Techniques supporting Resilience for High Integrity Train Control Applications

Techniques supporting Resilience for High Integrity Train Control Applications

DESCRIPTION

The objective of the proposed activity is to study GNSS carrier phase integrity techniques for application in railway safety of life applications, and in particular, the evolution of the European Rail Traffic Management System (ERTMS) with virtual balise detection using GNSS. 

Carrier phase positioning can achieve a significantly better performance than code-based positioning; however, to date there are no certified integrity concepts applicable to these techniques. Such techniques are expected to provide significantly better accuracies, enabling the use of GNSS in ERTMS operations and scenarios that are not possible today with the performance of existing GNSS code-based integrity concepts. 

A significant challenge in the use of carrier phase techniques is bounding of errors and management of discontinuities caused by the railway propagation environment, which is characterised by strong multipath and non-line of sight effects, frequent obscuration and discontinuity of satellite signals and high levels of electromagnetic interference.

Amongst the new “game changing” capabilities foreseen in the evolution of ERTMS, is the realisation of a virtual balise concept using GNSS. 

The key industry stakeholders and supporting agencies (European Union Agency for Railways, European GNSS Agency and ESA) have developed a set of coordinated activities to support the roadmap for the realisation of this concept. While this roadmap focuses on the short/medium term with proven solutions to address requirements, there are a number of open problem areas concerning the longer-term evolution that will require innovative solutions. 

GNSS carrier phase positioning techniques may offer the required performance if integrity and safety issues can be addressed. Two indicative cases are:

  • Positioning for Start of Mission, whereas Precise Point Positioning (PPP) currently lacks certified algorithms providing integrity instead;
  • Positioning in Virtual Balise Detection, based on the Relative RAIM (RRAIM) concept which facilitates coasting between safe measurements (measurements stored for the duration in which the reception of integrity alarms from the ground monitor can be guaranteed).

In both the above cases, resilient integrity mechanisms need to consider the railway environment and the prevalence of electromagnetic interference, multipath and non-line of sight conditions. In addition to determining suitable error models, issues such as carrier phase discontinuities and the possibility to repair (possibly using other sensors) should be considered. In the long-term context, use of dual frequency (L1-E1B / L5-E5a) multi-constellation (GPS/Galileo) can be assumed.

The tasks to be performed will include:

  • Review of requirements for ERTMS related to start of mission and requirements related to the ERTMS virtual balise concept;
  • Review of carrier phase positioning techniques, processing modes, applicability in the railway environment and potential issues for development of a resilient integrity concept;
  • Safety analysis for each candidate positioning technique;
  • Proposing integrity algorithms for mitigation and bounding residual errors for candidate positioning techniques; 
  • Experimentation and verification of integrity algorithms using railway measurement data sets.
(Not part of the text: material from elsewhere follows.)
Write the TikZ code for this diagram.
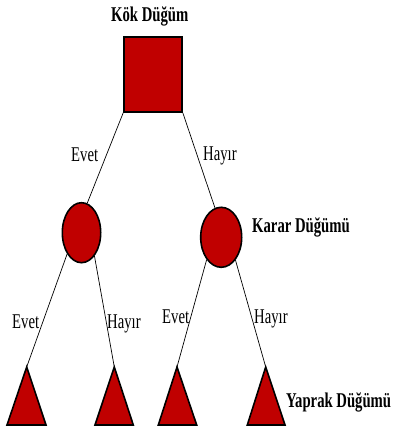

The results of the activity will, amongst others, provide recommendations for suitability of techniques supporting resilience for high-integrity train control applications, identifying gaps and future work.

The Executive will ensure coordination with on-going GSA activities in the frame of H2020, in particular the STARS project, which is characterising the rail environment via field tests. The activity will also build on available results of the H2020 RHINOS project developed around high-integrity concepts for trains, even if different from the one proposed here, which is based on GNSS carrier phase positioning techniques.